El déficit de la Seguridad Social superó en 2015 los 16.000 millones de euros: es la peor cifra jamás registrada, y la de este año será aún peor. Además, el Fondo de Reserva, conocido popularmente como "la hucha de las pensiones", ha pasado de los 67.000 millones de euros de 2011 a los 25.000 de la actualidad, por la crisis y el aumento del paro y por razones demográficas. A este ritmo, la hucha de las pensiones, a la que tendrá que recurrir el Gobierno para abonar las pagas extras semestrales, dado que el sistema no cuenta con ingresos suficientes, habrá desaparecido en diciembre de 2017. Así lo atestiguan las propias previsiones que acaba de enviar a Bruselas el Gobierno en funciones, peores que las anunciadas anteriormente.
A nadie debería sorprender esta alarmante noticia, y menos aun cabe pensar que se trata sólo de una crisis coyuntural y pasajera. El sistema público de reparto en que se basan las pensiones de la Seguridad Social sigue el mismo esquema que cualquier fraude piramidal, pues el dinero que aportan los nuevos cotizantes se utiliza para pagar a los que abandonan el sistema. Si deja de entrar gente en número suficiente, no hay dinero con que pagar a los que salen, ya que el dinero que estos aportaron en su día no está invertido en nada, sino que se utilizó para pagar a los que salían del sistema en ese momento. El progresivo envejecimiento de la población y la pérdida de cotizantes como consecuencia de la menor natalidad y del paro están acelerando una insostenibilidad de principio.

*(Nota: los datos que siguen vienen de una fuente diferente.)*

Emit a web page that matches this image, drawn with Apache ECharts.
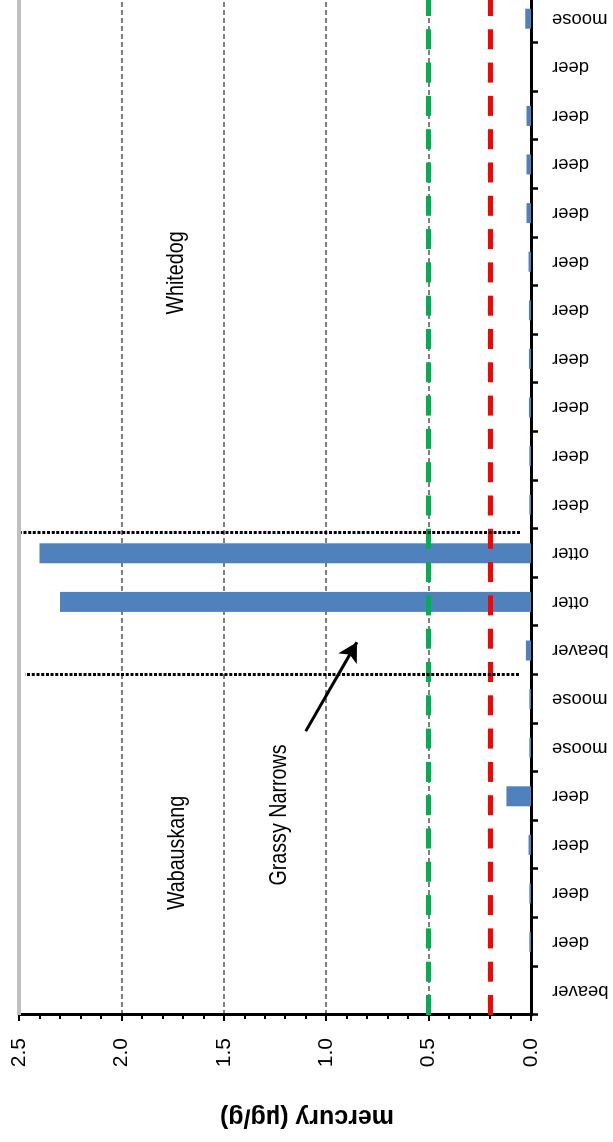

Ante esta realidad, proponer nuevamente como solución el aumento de la edad de jubilación, la elevación del número mínimo de años que hay que cotizar para acceder a la pensión o la ampliación del periodo de cálculo de las pensiones hasta llegar a toda la vida laboral no es más que generar nuevos perjuicios –por no llamarlos fraudes– para hacer sostenible un sistema absolutamente liberticida e ineficiente. Estas soluciones no son de naturaleza distinta a la de reducir progresivamente la cuantía de la pensión hasta aproximarla a cero. ¿Qué sistema de protección social es éste cuya sostenibilidad depende inexorablemente de infligir sucesivos perjuicios a sus supuestos beneficiarios?
La verdadera solución no pasa por salvar el sistema público de reparto a costa de los contribuyentes y de los pensionistas, sino acometer, tal y como proponía en Libertad Digital hace escasos días José Piñera, una transición ordenada, paulatina y consensuada a un sistema competitivo de capitalización individual. A diferencia del actual y obligatorio modelo colectivista de reparto, el de capitalización individual nada tiene que ver con los fraudes piramidales. El dinero que un contribuyente –mejor dicho, cliente– aporta a su plan de pensiones no es utilizado por las entidades financieras para pagar las pensiones a sus clientes ya jubilados, sino que está a su nombre, invertido en lo que él elige, y el día en que se jubile su pensión procederá de ese dinero que ha ido aportando durante su vida laboral, más los rendimientos que haya generado.
Es evidente, sin embargo, que la clase política prefiere seguir haciendo el avestruz antes que tomar medidas de calado que requieren mucha pedagogía y sentido de la responsabilidad. Propuestas como sacar de la Seguridad Social las pensiones de viudedad y orfandad para que sean costeadas por impuestos y no por cotizaciones no son más que nuevos parches destinados a desplazar de un hombro a otro el peso de este sistema ineficiente. Claro que todavía es más irresponsable el proyecto de ley que hace unos días proponían los 178 diputados de PSOE, Podemos, ERC, PNV y Grupo Mixto para elevar sin más la cuantía de las pensiones, al menos, lo que suba el IPC.
Es evidente que sin una reforma estructural destinada a transitar desde un sistema de reparto a uno de capitalización y ahorro individual, todo incremento de las pensiones conducirá no a solucionar sino a agravar el problema.